I ended up getting a new gynecologist before I got a new boyfriend, and by the time I met Nathan, when I was 41 and he was 43, we’d both given up on the idea of having children. But this new, committed love made us hopeful. One day, I asked him, “What if we tried to have a baby?”
He thought about it for a moment and said, “Then I guess we should discuss names.”
“Okay, what should we call the baby – if we have one?”
“What if it’s a girl?”
“I meant Tex if it’s a girl,” Nathan said.
From then on, we referred to our future baby as Tex. Even though I was a statistical long shot, we were officially Trying. And why not? As my mother said, “If you could find a smart, sexy, straight, available man – in New York, and you over 40, no less – anything is possible.”
Two years of trying the good old-fashioned way resulted in a few near misses in the form of periods that came late and heavy. I decided to seek help from an acupuncturist. Twice a day I drank a mixture of Chinese herbs designed to keep my childbearing hormones active. It tasted like someone had swept up the forest floor and made a brew of it, but I distracted myself as I gulped it down by thinking of middle names that would go with Tex. Twice a week I played human pincushion at the acupuncturist’s office. At least twice a month, someone would encourage me with a story about a woman over 40 years old they knew, or had heard of, who’d gotten pregnant without IVF. (Nathan and I had discussed the in-vitro option, but our hearts weren’t in it.) I added a specialist to the team. Two times we did what we called the “March of the Penguins”: Nathan “delivered” his contribution to our effort into a sterile plastic cup, which I would then shove into my bra to keep warm as I raced to be artificially inseminated at my fertility doctor’s office on the Upper East Side of Manhattan. And every month, I got my period.
“What are we doing wrong?” Nathan asked, his voice catching.
“Nothing,” I said. “Nothing at all. We’re fine.”
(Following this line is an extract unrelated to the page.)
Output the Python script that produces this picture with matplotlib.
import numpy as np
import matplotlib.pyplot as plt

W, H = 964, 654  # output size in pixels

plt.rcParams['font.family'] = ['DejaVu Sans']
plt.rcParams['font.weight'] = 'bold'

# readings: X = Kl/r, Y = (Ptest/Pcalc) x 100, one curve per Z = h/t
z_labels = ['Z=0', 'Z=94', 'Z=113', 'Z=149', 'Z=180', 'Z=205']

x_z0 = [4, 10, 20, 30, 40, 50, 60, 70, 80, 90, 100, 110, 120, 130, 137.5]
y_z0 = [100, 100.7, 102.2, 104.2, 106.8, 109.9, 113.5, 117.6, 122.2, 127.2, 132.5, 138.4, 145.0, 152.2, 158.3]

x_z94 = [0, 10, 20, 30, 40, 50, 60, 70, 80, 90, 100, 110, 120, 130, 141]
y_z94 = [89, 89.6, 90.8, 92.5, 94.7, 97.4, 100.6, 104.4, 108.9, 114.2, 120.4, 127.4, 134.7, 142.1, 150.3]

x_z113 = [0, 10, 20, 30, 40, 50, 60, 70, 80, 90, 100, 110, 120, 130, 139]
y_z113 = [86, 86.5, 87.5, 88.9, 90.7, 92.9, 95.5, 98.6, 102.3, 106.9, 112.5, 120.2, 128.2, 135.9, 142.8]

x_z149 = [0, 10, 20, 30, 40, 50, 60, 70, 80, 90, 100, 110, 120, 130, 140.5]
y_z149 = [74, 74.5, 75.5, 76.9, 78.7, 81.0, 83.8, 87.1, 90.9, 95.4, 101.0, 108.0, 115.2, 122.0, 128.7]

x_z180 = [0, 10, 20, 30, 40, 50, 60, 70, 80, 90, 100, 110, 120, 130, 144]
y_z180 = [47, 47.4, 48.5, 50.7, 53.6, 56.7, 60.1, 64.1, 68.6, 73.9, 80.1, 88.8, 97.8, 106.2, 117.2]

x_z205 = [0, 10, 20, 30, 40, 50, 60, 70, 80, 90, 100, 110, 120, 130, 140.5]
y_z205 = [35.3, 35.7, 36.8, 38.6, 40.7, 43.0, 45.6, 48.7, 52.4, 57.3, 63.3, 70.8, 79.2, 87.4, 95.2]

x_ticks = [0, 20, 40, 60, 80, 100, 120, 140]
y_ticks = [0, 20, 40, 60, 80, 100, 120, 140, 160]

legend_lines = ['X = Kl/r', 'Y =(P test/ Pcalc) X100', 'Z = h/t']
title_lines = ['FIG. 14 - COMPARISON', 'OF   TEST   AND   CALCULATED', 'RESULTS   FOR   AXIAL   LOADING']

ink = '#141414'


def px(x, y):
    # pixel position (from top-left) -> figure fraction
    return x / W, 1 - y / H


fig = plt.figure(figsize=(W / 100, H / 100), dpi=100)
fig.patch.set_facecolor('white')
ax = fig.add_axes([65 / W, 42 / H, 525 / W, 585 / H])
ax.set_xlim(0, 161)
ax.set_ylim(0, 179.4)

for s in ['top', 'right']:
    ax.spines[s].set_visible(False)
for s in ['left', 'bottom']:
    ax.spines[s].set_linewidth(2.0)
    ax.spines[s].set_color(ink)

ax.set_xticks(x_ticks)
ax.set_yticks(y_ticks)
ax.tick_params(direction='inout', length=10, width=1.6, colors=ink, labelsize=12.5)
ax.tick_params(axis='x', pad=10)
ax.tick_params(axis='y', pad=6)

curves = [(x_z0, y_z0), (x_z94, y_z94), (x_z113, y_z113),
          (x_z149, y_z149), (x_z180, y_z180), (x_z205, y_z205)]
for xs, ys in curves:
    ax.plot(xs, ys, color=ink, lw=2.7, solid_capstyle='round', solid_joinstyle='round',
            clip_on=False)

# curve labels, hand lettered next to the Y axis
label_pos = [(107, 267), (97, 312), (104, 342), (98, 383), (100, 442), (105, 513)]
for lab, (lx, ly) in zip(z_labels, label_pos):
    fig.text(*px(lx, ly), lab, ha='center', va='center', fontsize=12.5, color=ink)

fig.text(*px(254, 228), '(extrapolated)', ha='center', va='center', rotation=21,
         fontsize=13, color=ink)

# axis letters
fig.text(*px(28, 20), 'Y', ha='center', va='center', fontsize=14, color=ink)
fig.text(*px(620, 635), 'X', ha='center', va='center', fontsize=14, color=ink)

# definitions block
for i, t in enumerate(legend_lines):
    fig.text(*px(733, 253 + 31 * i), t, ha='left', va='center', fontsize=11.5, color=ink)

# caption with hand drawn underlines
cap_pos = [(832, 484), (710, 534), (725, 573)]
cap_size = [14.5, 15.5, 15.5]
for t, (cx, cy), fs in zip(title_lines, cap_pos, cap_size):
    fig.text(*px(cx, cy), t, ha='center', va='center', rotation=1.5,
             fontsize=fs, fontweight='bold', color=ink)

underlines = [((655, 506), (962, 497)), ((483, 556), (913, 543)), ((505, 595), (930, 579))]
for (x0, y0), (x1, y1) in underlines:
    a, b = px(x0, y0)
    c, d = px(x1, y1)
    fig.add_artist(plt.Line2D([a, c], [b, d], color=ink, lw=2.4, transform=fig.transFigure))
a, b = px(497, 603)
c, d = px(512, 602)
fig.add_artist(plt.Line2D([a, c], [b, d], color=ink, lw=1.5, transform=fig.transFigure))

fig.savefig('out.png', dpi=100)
It was the truth; we were fine, I realized. We were fine before we started trying, and we would be again, when we went back to just being. I said good-bye to my doctors. I gave up drinking forest tea. And now I stop trying to beat egg whites that, for whatever reason, aren’t meant to be meringues.
Fast forward to February, 2009: I take the lemon pie from the oven. I bring what was more like a tart close to my face; it’s warm. I sniff: tangy, sweet. It even makes tiny crackling noises as it continues to bake, a group of formerly separate ingredients humming together to form something new. I put it on the kitchen counter and wait for it to cool. I know now that there were many things Nana wanted to do in her life – go to college, become a teacher, be a writer and at the very least stop having to worry about money. And there are probably some other things I don’t know about because she made a practice of acceptance. If she was able to change her situation, she did. If she wasn’t, she did the best she could and didn’t waste time complaining. This is yet another lesson I have learned from her that will serve me well, in this case especially.
I had always pictured the day when I would pass my family’s stories down to my child. Now I have to accept that, for whatever reason, this isn’t meant to be. There will always be a sadness in me over this, but it won’t cancel out the joy I feel over what I do have.
The love between me and Nathan fills this house. We have people, family as well as friends who are as close as blood, with whom we build more love. And I’ve had the privilege of spending thousands of days following my heart’s desire and making a living from it. My family may have reached the end of the line, but they will be with me always, through hard times and good. And they sit with me now in the kitchen. Nathan and I share a slice of the tart that had hoped to be a pie, and I wouldn’t change a thing.